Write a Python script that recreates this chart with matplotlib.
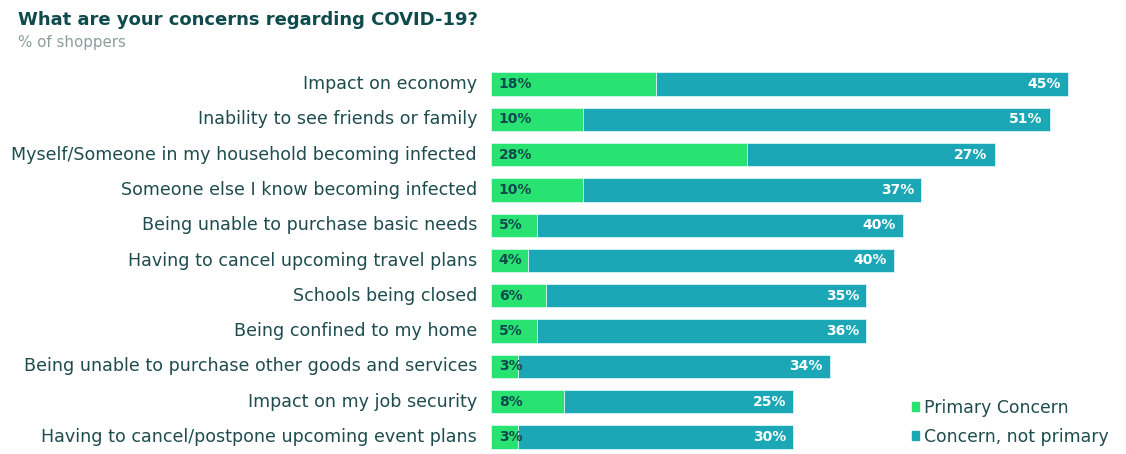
import matplotlib
matplotlib.use("Agg")
import matplotlib.pyplot as plt
from matplotlib.patches import Patch

# --- palette ---
GREEN = "#28e272"
TEAL = "#1ca7b7"
DARK = "#0f4a4c"
LABEL = "#1f4c4e"
GREY = "#8c9c9d"

categories = [
    "Impact on economy",
    "Inability to see friends or family",
    "Myself/Someone in my household becoming infected",
    "Someone else I know becoming infected",
    "Being unable to purchase basic needs",
    "Having to cancel upcoming travel plans",
    "Schools being closed",
    "Being confined to my home",
    "Being unable to purchase other goods and services",
    "Impact on my job security",
    "Having to cancel/postpone upcoming event plans",
]
primary = [18, 10, 28, 10, 5, 4, 6, 5, 3, 8, 3]
not_primary = [45, 51, 27, 37, 40, 40, 35, 36, 34, 25, 30]

plt.rcParams["font.family"] = ["DejaVu Sans"]

W, H = 1126, 454
fig = plt.figure(figsize=(W / 100, H / 100), dpi=100)
fig.patch.set_facecolor("white")

fig.text(18 / W, 1 - 11 / H, "What are your concerns regarding COVID-19?",
         fontsize=13, fontweight="bold", color=DARK, va="top", ha="left")
fig.text(18 / W, 1 - 35 / H, "% of shoppers", fontsize=10.8, color=GREY, va="top", ha="left")

step = 35.3
ax_h = step * len(categories)
top = 84 - step / 2
ax = fig.add_axes([491 / W, (H - top - ax_h) / H, 641 / W, ax_h / H])

y = list(range(len(categories)))
ax.barh(y, primary, height=0.66, color=GREEN, edgecolor="#d8f5f5", linewidth=0.6)
ax.barh(y, not_primary, left=primary, height=0.66, color=TEAL, edgecolor="#d8f5f5", linewidth=0.6)

for i, (p, n) in enumerate(zip(primary, not_primary)):
    ax.annotate(f"{p}%", (0, i), xytext=(5.5, 0), textcoords="offset points",
                ha="left", va="center", fontsize=10, fontweight="bold", color=DARK)
    ax.annotate(f"{n}%", (p + n, i), xytext=(-5, 0), textcoords="offset points",
                ha="right", va="center", fontsize=10, fontweight="bold", color="white")

ax.set_xlim(0, 70)
ax.set_ylim(len(categories) - 0.5, -0.5)
ax.set_yticks(y)
ax.set_yticklabels(categories, fontsize=12.6, color=LABEL, va="center")
ax.tick_params(axis="y", length=0, pad=10)
ax.set_xticks([])
for s in ax.spines.values():
    s.set_visible(False)

handles = [Patch(color=GREEN, label="Primary Concern"),
           Patch(color=TEAL, label="Concern, not primary")]
fig.legend(handles=handles, loc="lower left", bbox_to_anchor=(896 / W, -7 / H),
           frameon=False, fontsize=12.4, labelcolor=LABEL,
           handlelength=0.45, handleheight=0.45, handletextpad=0.25, labelspacing=0.62)

fig.savefig("out.png", dpi=100)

Prompt
Quote every line word for word and keep the images out of the copy.

Answer to this exercise
Write a Python script that recreates this chart with matplotlib.
import matplotlib
matplotlib.use("Agg")
import matplotlib.pyplot as plt
from matplotlib.patches import Patch

# --- palette ---
GREEN = "#28e272"
TEAL = "#1ca7b7"
DARK = "#0f4a4c"
LABEL = "#1f4c4e"
GREY = "#8c9c9d"

categories = [
    "Impact on economy",
    "Inability to see friends or family",
    "Myself/Someone in my household becoming infected",
    "Someone else I know becoming infected",
    "Being unable to purchase basic needs",
    "Having to cancel upcoming travel plans",
    "Schools being closed",
    "Being confined to my home",
    "Being unable to purchase other goods and services",
    "Impact on my job security",
    "Having to cancel/postpone upcoming event plans",
]
primary = [18, 10, 28, 10, 5, 4, 6, 5, 3, 8, 3]
not_primary = [45, 51, 27, 37, 40, 40, 35, 36, 34, 25, 30]

plt.rcParams["font.family"] = ["DejaVu Sans"]

W, H = 1126, 454
fig = plt.figure(figsize=(W / 100, H / 100), dpi=100)
fig.patch.set_facecolor("white")

fig.text(18 / W, 1 - 11 / H, "What are your concerns regarding COVID-19?",
         fontsize=13, fontweight="bold", color=DARK, va="top", ha="left")
fig.text(18 / W, 1 - 35 / H, "% of shoppers", fontsize=10.8, color=GREY, va="top", ha="left")

step = 35.3
ax_h = step * len(categories)
top = 84 - step / 2
ax = fig.add_axes([491 / W, (H - top - ax_h) / H, 641 / W, ax_h / H])

y = list(range(len(categories)))
ax.barh(y, primary, height=0.66, color=GREEN, edgecolor="#d8f5f5", linewidth=0.6)
ax.barh(y, not_primary, left=primary, height=0.66, color=TEAL, edgecolor="#d8f5f5", linewidth=0.6)

for i, (p, n) in enumerate(zip(primary, not_primary)):
    ax.annotate(f"{p}%", (0, i), xytext=(5.5, 0), textcoords="offset points",
                ha="left", va="center", fontsize=10, fontweight="bold", color=DARK)
    ax.annotate(f"{n}%", (p + n, i), xytext=(-5, 0), textcoords="offset points",
                ha="right", va="center", fontsize=10, fontweight="bold", color="white")

ax.set_xlim(0, 70)
ax.set_ylim(len(categories) - 0.5, -0.5)
ax.set_yticks(y)
ax.set_yticklabels(categories, fontsize=12.6, color=LABEL, va="center")
ax.tick_params(axis="y", length=0, pad=10)
ax.set_xticks([])
for s in ax.spines.values():
    s.set_visible(False)

handles = [Patch(color=GREEN, label="Primary Concern"),
           Patch(color=TEAL, label="Concern, not primary")]
fig.legend(handles=handles, loc="lower left", bbox_to_anchor=(896 / W, -7 / H),
           frameon=False, fontsize=12.4, labelcolor=LABEL,
           handlelength=0.45, handleheight=0.45, handletextpad=0.25, labelspacing=0.62)

fig.savefig("out.png", dpi=100)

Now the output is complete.